Write the data out again, character for character, with no images.
▼
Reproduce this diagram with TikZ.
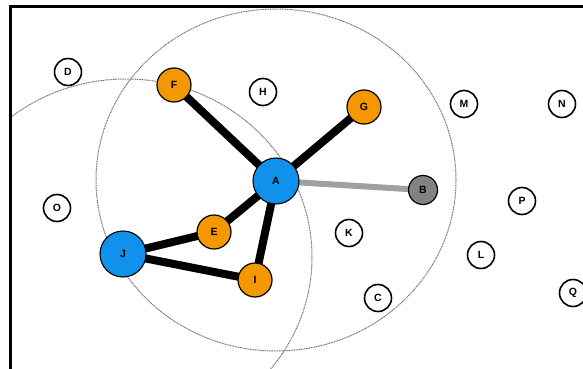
\documentclass[tikz,border=0pt]{standalone}
\usepackage{fontspec}
\setmainfont{Liberation Sans}
\pgfdeclarelayer{background}
\pgfsetlayers{background,main}
\begin{document}
\begin{tikzpicture}[x=1pt,y=-1pt,
  base/.style={circle,draw=black,line width=1.6pt,inner sep=0pt,font=\fontsize{10.5}{10.5}\selectfont\bfseries},
  plain/.style={base,fill=white,minimum size=27pt},
  orange/.style={base,line width=1.2pt,fill={rgb,255:red,243;green,152;blue,0},minimum size=34pt},
  blue/.style={base,line width=1.1pt,fill={rgb,255:red,16;green,145;blue,235},minimum size=46pt},
  grey/.style={base,line width=1.2pt,fill={rgb,255:red,130;green,130;blue,130},minimum size=29pt},
  link/.style={line width=8pt,black},
  glink/.style={line width=6pt,color={rgb,255:red,160;green,160;blue,160}},
  ring/.style={draw={rgb,255:red,110;green,110;blue,110},line width=1pt,dash pattern=on 1pt off 0.7pt}]
\useasboundingbox (0,0) rectangle (583,369);
\begin{scope}
\clip (10,7) rectangle (583,369);
\draw[ring] (276,180) ellipse [x radius=180, y radius=171];
\draw[ring] (126,257) ellipse [x radius=186, y radius=178];
\end{scope}
\draw[line width=3pt] (10,369) -- (10,7) -- (583,7);
% nodes
\node[plain] (D) at (68,72) {D};
\node[plain] (H) at (263,92) {H};
\node[plain] (M) at (464,104) {M};
\node[plain] (N) at (562,104) {N};
\node[plain] (O) at (57,208) {O};
\node[plain] (P) at (522,201) {P};
\node[plain] (K) at (349,233) {K};
\node[plain] (L) at (481,255) {L};
\node[plain] (C) at (378,298) {C};
\node[plain] (Q) at (573,293) {Q};
\node[orange] (F) at (174,85) {F};
\node[orange] (G) at (364,107) {G};
\node[orange] (E) at (214,232) {E};
\node[orange] (I) at (255,280) {I};
\node[grey] (B) at (423,190) {B};
\node[blue] (A) at (276,181) {A};
\node[blue] (J) at (123,254) {J};
% edges drawn behind nodes
\begin{pgfonlayer}{background}
\draw[glink] (A.center) -- (B.center);
\draw[link] (A.center) -- (F.center);
\draw[link] (A.center) -- (G.center);
\draw[link] (A.center) -- (E.center);
\draw[link] (A.center) -- (I.center);
\draw[link] (J.center) -- (E.center);
\draw[link] (J.center) -- (I.center);
\end{pgfonlayer}
\end{tikzpicture}
\end{document}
▲
**Solved problem:**
Reproduce this diagram with TikZ.
\documentclass[tikz,border=0pt]{standalone}
\usepackage{fontspec}
\setmainfont{Liberation Sans}
\pgfdeclarelayer{background}
\pgfsetlayers{background,main}
\begin{document}
\begin{tikzpicture}[x=1pt,y=-1pt,
  base/.style={circle,draw=black,line width=1.6pt,inner sep=0pt,font=\fontsize{10.5}{10.5}\selectfont\bfseries},
  plain/.style={base,fill=white,minimum size=27pt},
  orange/.style={base,line width=1.2pt,fill={rgb,255:red,243;green,152;blue,0},minimum size=34pt},
  blue/.style={base,line width=1.1pt,fill={rgb,255:red,16;green,145;blue,235},minimum size=46pt},
  grey/.style={base,line width=1.2pt,fill={rgb,255:red,130;green,130;blue,130},minimum size=29pt},
  link/.style={line width=8pt,black},
  glink/.style={line width=6pt,color={rgb,255:red,160;green,160;blue,160}},
  ring/.style={draw={rgb,255:red,110;green,110;blue,110},line width=1pt,dash pattern=on 1pt off 0.7pt}]
\useasboundingbox (0,0) rectangle (583,369);
\begin{scope}
\clip (10,7) rectangle (583,369);
\draw[ring] (276,180) ellipse [x radius=180, y radius=171];
\draw[ring] (126,257) ellipse [x radius=186, y radius=178];
\end{scope}
\draw[line width=3pt] (10,369) -- (10,7) -- (583,7);
% nodes
\node[plain] (D) at (68,72) {D};
\node[plain] (H) at (263,92) {H};
\node[plain] (M) at (464,104) {M};
\node[plain] (N) at (562,104) {N};
\node[plain] (O) at (57,208) {O};
\node[plain] (P) at (522,201) {P};
\node[plain] (K) at (349,233) {K};
\node[plain] (L) at (481,255) {L};
\node[plain] (C) at (378,298) {C};
\node[plain] (Q) at (573,293) {Q};
\node[orange] (F) at (174,85) {F};
\node[orange] (G) at (364,107) {G};
\node[orange] (E) at (214,232) {E};
\node[orange] (I) at (255,280) {I};
\node[grey] (B) at (423,190) {B};
\node[blue] (A) at (276,181) {A};
\node[blue] (J) at (123,254) {J};
% edges drawn behind nodes
\begin{pgfonlayer}{background}
\draw[glink] (A.center) -- (B.center);
\draw[link] (A.center) -- (F.center);
\draw[link] (A.center) -- (G.center);
\draw[link] (A.center) -- (E.center);
\draw[link] (A.center) -- (I.center);
\draw[link] (J.center) -- (E.center);
\draw[link] (J.center) -- (I.center);
\end{pgfonlayer}
\end{tikzpicture}
\end{document}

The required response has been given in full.